Oh, I see your point, but that actually presents for a cleanup patch, and mine 
is to add a condition to fix memory leak, I think they different purpose and 
should be separated,

I can add one more patch to cleanup it with that "create_bo_kenel" to make code 
more tight and clean

BR Monk

-----Original Message-----
From: Koenig, Christian 
Sent: 2017年9月18日 19:35
To: Liu, Monk <monk....@amd.com>; amd-gfx@lists.freedesktop.org
Subject: Re: [PATCH 06/18] drm/amdgpu/sriov:fix memory leak after gpu reset

Am 18.09.2017 um 12:47 schrieb Liu, Monk:
> I didn't get your point... how could bo_create_kernel solve my issue ?

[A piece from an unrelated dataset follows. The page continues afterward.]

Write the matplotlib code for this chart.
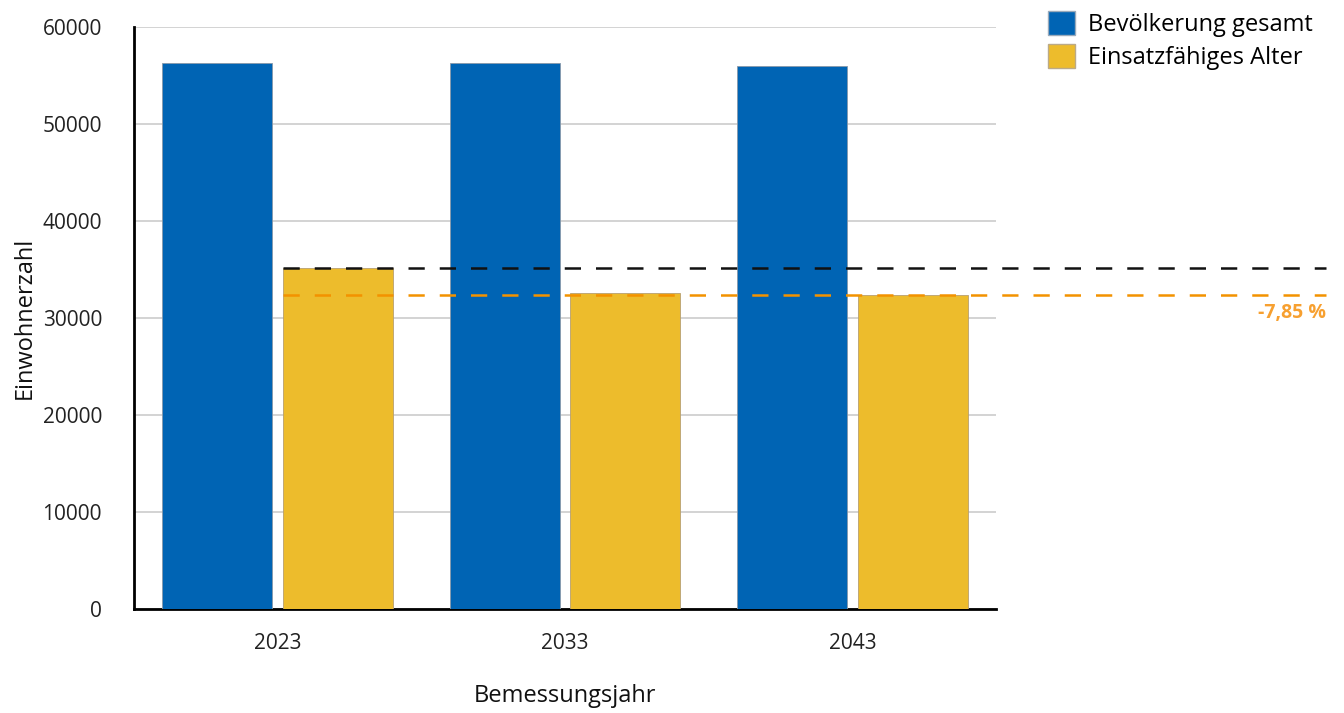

It doesn't solve the underlying issue, you just need less code for your 
workaround.

With bo_create_kernel you can do create/pin/kmap in just one function call.

>
> The thing here is during gpu reset we invoke hw_init for every hw 
> component, and by design hw_init shouldn't doing anything software 
> related, thus the BO allocating in hw_init is wrong,

Yeah, but your patch doesn't fix that either as far as I can see.

> Even switch to bo_create_kernel won't address the issue ...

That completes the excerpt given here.